Portanto, sugiro que seja cuidadoso quando olhar para coisas, fatos e circunstâncias tentando espiritualizá-las, como se tivessem em si mesmas algum significado. O mais seguro é manter-se no que diz a Palavra de Deus, a qual não precisa de elementos materiais e exteriores para nos dizer algo. Sempre que algum pensamento do tipo passar por sua mente, faça a pergunta: “Será que isso é de Deus ou não passa das superstições que herdei de uma cultura católica, protestante ou pentecostal?”.
Até mesmo no Antigo Testamento existia esse risco, quando havia sim objetos materiais que Deus mesmo tinha ordenado para representarem verdades espirituais. Um caso interessante é o da serpente de metal que acabou se transformando em objeto de culto e precisou ser destruída.

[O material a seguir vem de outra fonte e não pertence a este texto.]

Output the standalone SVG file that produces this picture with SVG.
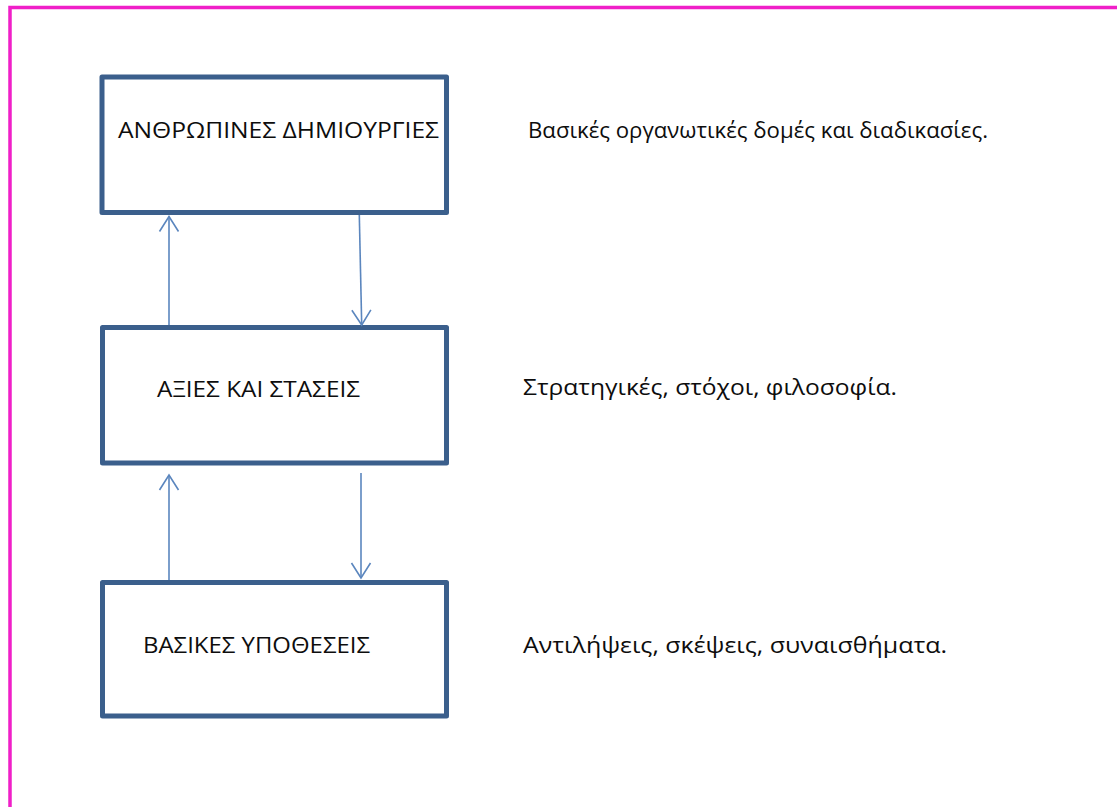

(Nm 21:9) “E Moisés fez uma serpente de metal, e pô-la sobre uma haste; e sucedia que, picando alguma serpente a alguém, quando esse olhava para a serpente de metal, vivia”.
(2 Rs 18:4) “Ele [Ezequias] tirou os altos, quebrou as estátuas, deitou abaixo os bosques, e fez em pedaços a serpente de metal que Moisés fizera; porquanto até àquele dia os filhos de Israel lhe queimavam incenso, e lhe chamaram Neustã”.
Às vezes, em documentários na TV, você encontra pessoas afirmando que quando estiveram em Jerusalém ou em algum lugar bíblico, sentiram algum tipo de energia diferente, como se fosse um poder mágico se apoderando delas. Sem perceberem que aquilo é simplesmente um efeito emocional, acabam dando àqueles lugares um poder espiritual que não existe. Muitos idolatraram de tal maneira os lugares bíblicos que muito sangue foi derramado nas várias Cruzadas que tentavam libertar a cidade das mãos dos infiéis. A história do cristianismo está repleta de tentativas de espiritualizar o mundo material que terminaram em tragédias.
Fica aí a sugestão de mais estas coisas das quais devemos nos precaver.